Orchestrated agency work for an architectural miracle

Commissioned by the City of Hamburg and in collaboration with HamburgMusik gGmbH and Hamburg’s Ministry of Culture, Hamburg Marketing GmbH set up a powerful agency-based model aimed exclusively at communicating the Elbphilharmonie. Following an international tender, the selected lead agency Jung von Matt launched its campaign eight months prior to the opening date. In cooperation with its PR partner agency achtung! as well as ten additional agencies from 14 countries, the campaign was rolled out in the targeted world regions of North America, Asia and Europe. From their campaign hub in Hamburg the team distributed content, stories, pictures and footage relating to the Elbphilharmonie and Hamburg, created opportunities for coverage and orchestrated the ever-increasing international buzz.
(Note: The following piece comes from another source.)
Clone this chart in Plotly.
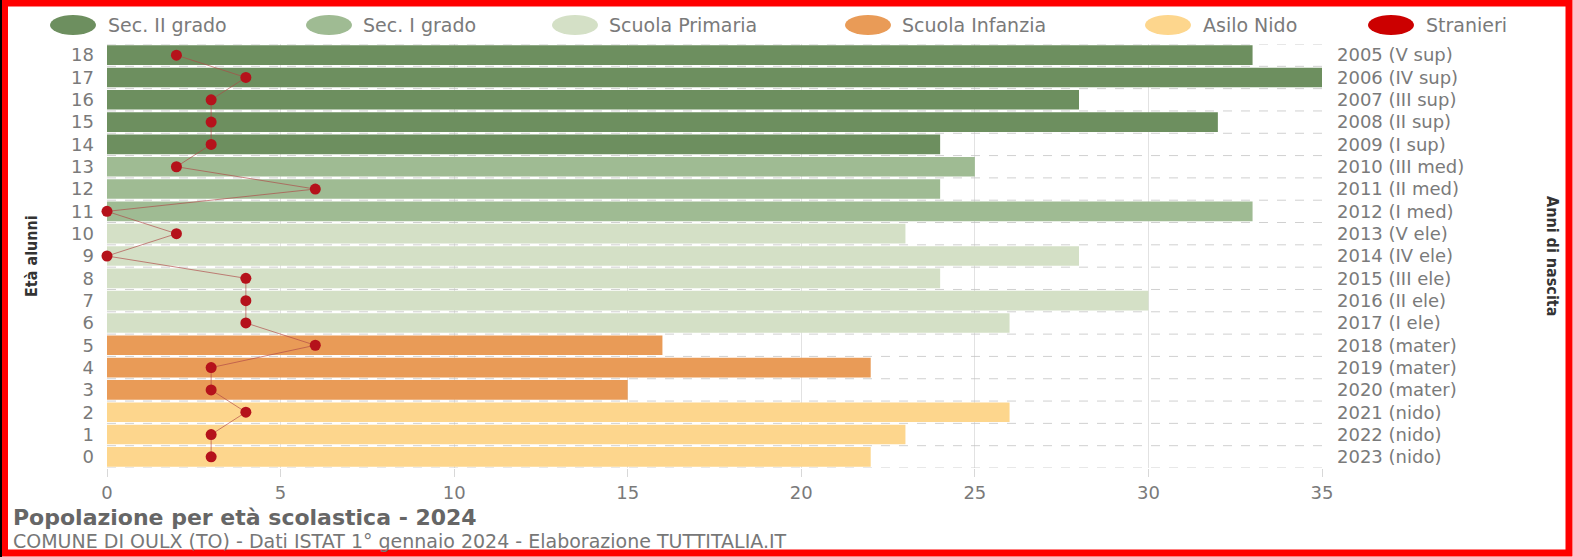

One reason for the Elbphilharmonie buzz was the choice and coordination of partners, and another reason was the development of a communication strategy that captures Hamburg’s very essence. In every way, the campaign’s leitmotif – the Elbphilharmonie as Hamburg’s symbol for a sustainable future – was and is based on the concert hall’s key role and draws on the idea of reciprocity as it makes the Elbphilharmonie the core medium of Hamburg-related communications, while at the same time making Hamburg the core marketing object. This strategy confirms that Hamburg was indeed aware of the Elbphilharmonie’s potential for positioning Hamburg nationally and internationally and for providing Hamburg with a distinctive face, i.e. with a landmark.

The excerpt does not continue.